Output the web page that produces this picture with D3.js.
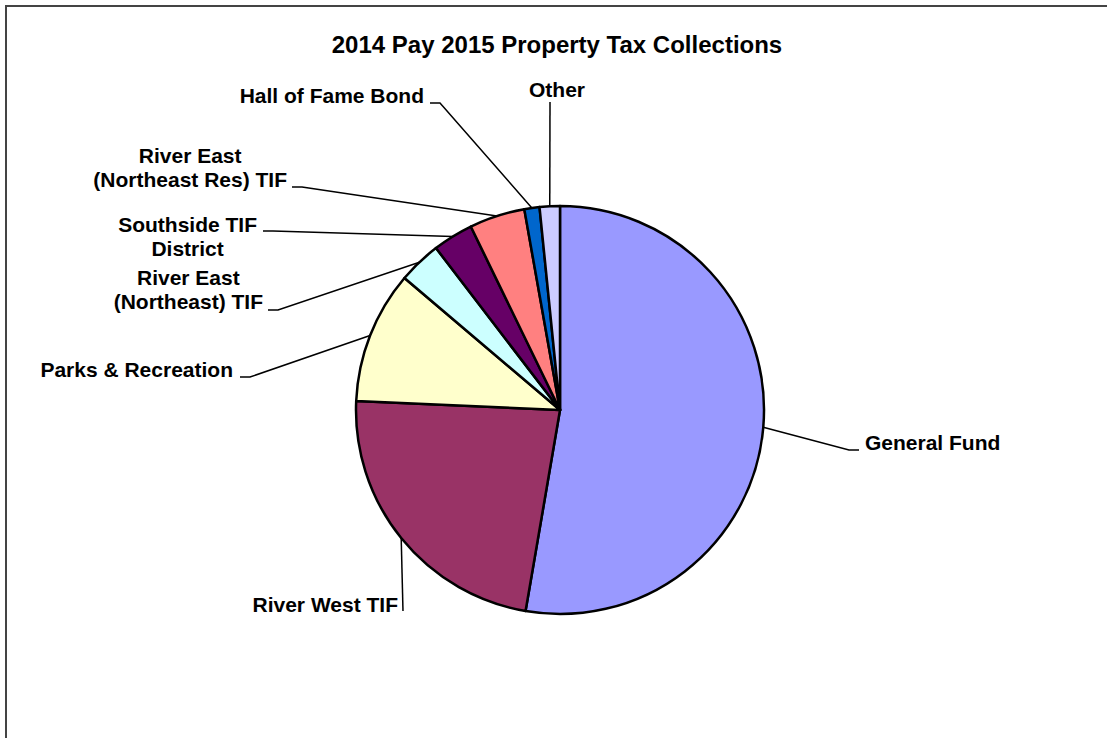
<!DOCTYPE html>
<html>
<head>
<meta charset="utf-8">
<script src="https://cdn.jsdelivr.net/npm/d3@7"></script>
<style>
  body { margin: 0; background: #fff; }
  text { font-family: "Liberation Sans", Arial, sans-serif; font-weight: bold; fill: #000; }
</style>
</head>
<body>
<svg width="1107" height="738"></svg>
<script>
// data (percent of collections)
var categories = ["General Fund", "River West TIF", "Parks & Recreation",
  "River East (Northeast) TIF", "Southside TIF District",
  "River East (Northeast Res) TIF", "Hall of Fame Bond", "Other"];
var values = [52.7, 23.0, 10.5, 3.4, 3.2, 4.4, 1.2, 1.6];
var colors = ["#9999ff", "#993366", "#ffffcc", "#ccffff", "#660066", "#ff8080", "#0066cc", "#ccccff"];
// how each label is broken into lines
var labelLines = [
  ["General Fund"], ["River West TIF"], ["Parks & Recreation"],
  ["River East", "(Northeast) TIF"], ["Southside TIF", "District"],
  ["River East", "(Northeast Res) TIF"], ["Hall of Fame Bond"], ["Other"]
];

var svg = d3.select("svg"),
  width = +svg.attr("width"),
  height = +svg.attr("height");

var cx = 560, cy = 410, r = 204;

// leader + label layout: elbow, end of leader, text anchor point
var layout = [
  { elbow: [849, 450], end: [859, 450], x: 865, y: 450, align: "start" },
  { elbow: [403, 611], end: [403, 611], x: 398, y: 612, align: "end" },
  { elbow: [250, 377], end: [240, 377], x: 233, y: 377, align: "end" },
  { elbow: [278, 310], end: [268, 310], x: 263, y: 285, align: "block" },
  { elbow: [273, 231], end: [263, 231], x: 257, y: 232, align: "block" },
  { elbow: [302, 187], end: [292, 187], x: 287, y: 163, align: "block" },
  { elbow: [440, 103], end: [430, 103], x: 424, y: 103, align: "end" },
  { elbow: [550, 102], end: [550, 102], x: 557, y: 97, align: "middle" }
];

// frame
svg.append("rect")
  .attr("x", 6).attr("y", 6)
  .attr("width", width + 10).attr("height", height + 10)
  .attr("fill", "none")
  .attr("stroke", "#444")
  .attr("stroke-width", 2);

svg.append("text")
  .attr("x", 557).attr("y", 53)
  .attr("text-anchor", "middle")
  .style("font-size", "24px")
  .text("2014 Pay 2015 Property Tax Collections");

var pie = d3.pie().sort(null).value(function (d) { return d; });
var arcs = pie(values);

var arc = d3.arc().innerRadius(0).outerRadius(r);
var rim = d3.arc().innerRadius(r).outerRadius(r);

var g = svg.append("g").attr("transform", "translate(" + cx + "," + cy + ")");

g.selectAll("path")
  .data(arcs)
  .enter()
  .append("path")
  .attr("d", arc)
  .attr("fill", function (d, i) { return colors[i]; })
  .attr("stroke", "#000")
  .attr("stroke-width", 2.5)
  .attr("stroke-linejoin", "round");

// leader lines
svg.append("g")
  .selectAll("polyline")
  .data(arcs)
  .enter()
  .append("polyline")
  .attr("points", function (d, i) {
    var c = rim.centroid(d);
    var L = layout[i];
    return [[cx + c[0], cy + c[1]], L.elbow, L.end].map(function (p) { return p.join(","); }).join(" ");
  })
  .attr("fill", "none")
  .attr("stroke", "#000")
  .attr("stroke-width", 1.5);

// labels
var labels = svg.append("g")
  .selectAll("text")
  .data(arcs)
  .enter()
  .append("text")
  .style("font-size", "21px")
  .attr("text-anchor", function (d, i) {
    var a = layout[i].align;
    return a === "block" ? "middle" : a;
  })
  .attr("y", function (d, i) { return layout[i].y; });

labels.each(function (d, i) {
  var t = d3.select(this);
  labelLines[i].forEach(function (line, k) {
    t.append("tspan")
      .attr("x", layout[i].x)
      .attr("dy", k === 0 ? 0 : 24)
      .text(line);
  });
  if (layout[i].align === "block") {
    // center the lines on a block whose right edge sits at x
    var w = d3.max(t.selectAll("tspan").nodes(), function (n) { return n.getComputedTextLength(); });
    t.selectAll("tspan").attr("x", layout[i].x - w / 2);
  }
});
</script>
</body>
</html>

_ _ _ _ _ _ _

• **Exercise description**
Reproduce the material above in full and without alteration, but skip all pictures.

• **Completed task**
Output the web page that produces this picture with D3.js.
<!DOCTYPE html>
<html>
<head>
<meta charset="utf-8">
<script src="https://cdn.jsdelivr.net/npm/d3@7"></script>
<style>
  body { margin: 0; background: #fff; }
  text { font-family: "Liberation Sans", Arial, sans-serif; font-weight: bold; fill: #000; }
</style>
</head>
<body>
<svg width="1107" height="738"></svg>
<script>
// data (percent of collections)
var categories = ["General Fund", "River West TIF", "Parks & Recreation",
  "River East (Northeast) TIF", "Southside TIF District",
  "River East (Northeast Res) TIF", "Hall of Fame Bond", "Other"];
var values = [52.7, 23.0, 10.5, 3.4, 3.2, 4.4, 1.2, 1.6];
var colors = ["#9999ff", "#993366", "#ffffcc", "#ccffff", "#660066", "#ff8080", "#0066cc", "#ccccff"];
// how each label is broken into lines
var labelLines = [
  ["General Fund"], ["River West TIF"], ["Parks & Recreation"],
  ["River East", "(Northeast) TIF"], ["Southside TIF", "District"],
  ["River East", "(Northeast Res) TIF"], ["Hall of Fame Bond"], ["Other"]
];

var svg = d3.select("svg"),
  width = +svg.attr("width"),
  height = +svg.attr("height");

var cx = 560, cy = 410, r = 204;

// leader + label layout: elbow, end of leader, text anchor point
var layout = [
  { elbow: [849, 450], end: [859, 450], x: 865, y: 450, align: "start" },
  { elbow: [403, 611], end: [403, 611], x: 398, y: 612, align: "end" },
  { elbow: [250, 377], end: [240, 377], x: 233, y: 377, align: "end" },
  { elbow: [278, 310], end: [268, 310], x: 263, y: 285, align: "block" },
  { elbow: [273, 231], end: [263, 231], x: 257, y: 232, align: "block" },
  { elbow: [302, 187], end: [292, 187], x: 287, y: 163, align: "block" },
  { elbow: [440, 103], end: [430, 103], x: 424, y: 103, align: "end" },
  { elbow: [550, 102], end: [550, 102], x: 557, y: 97, align: "middle" }
];

// frame
svg.append("rect")
  .attr("x", 6).attr("y", 6)
  .attr("width", width + 10).attr("height", height + 10)
  .attr("fill", "none")
  .attr("stroke", "#444")
  .attr("stroke-width", 2);

svg.append("text")
  .attr("x", 557).attr("y", 53)
  .attr("text-anchor", "middle")
  .style("font-size", "24px")
  .text("2014 Pay 2015 Property Tax Collections");

var pie = d3.pie().sort(null).value(function (d) { return d; });
var arcs = pie(values);

var arc = d3.arc().innerRadius(0).outerRadius(r);
var rim = d3.arc().innerRadius(r).outerRadius(r);

var g = svg.append("g").attr("transform", "translate(" + cx + "," + cy + ")");

g.selectAll("path")
  .data(arcs)
  .enter()
  .append("path")
  .attr("d", arc)
  .attr("fill", function (d, i) { return colors[i]; })
  .attr("stroke", "#000")
  .attr("stroke-width", 2.5)
  .attr("stroke-linejoin", "round");

// leader lines
svg.append("g")
  .selectAll("polyline")
  .data(arcs)
  .enter()
  .append("polyline")
  .attr("points", function (d, i) {
    var c = rim.centroid(d);
    var L = layout[i];
    return [[cx + c[0], cy + c[1]], L.elbow, L.end].map(function (p) { return p.join(","); }).join(" ");
  })
  .attr("fill", "none")
  .attr("stroke", "#000")
  .attr("stroke-width", 1.5);

// labels
var labels = svg.append("g")
  .selectAll("text")
  .data(arcs)
  .enter()
  .append("text")
  .style("font-size", "21px")
  .attr("text-anchor", function (d, i) {
    var a = layout[i].align;
    return a === "block" ? "middle" : a;
  })
  .attr("y", function (d, i) { return layout[i].y; });

labels.each(function (d, i) {
  var t = d3.select(this);
  labelLines[i].forEach(function (line, k) {
    t.append("tspan")
      .attr("x", layout[i].x)
      .attr("dy", k === 0 ? 0 : 24)
      .text(line);
  });
  if (layout[i].align === "block") {
    // center the lines on a block whose right edge sits at x
    var w = d3.max(t.selectAll("tspan").nodes(), function (n) { return n.getComputedTextLength(); });
    t.selectAll("tspan").attr("x", layout[i].x - w / 2);
  }
});
</script>
</body>
</html>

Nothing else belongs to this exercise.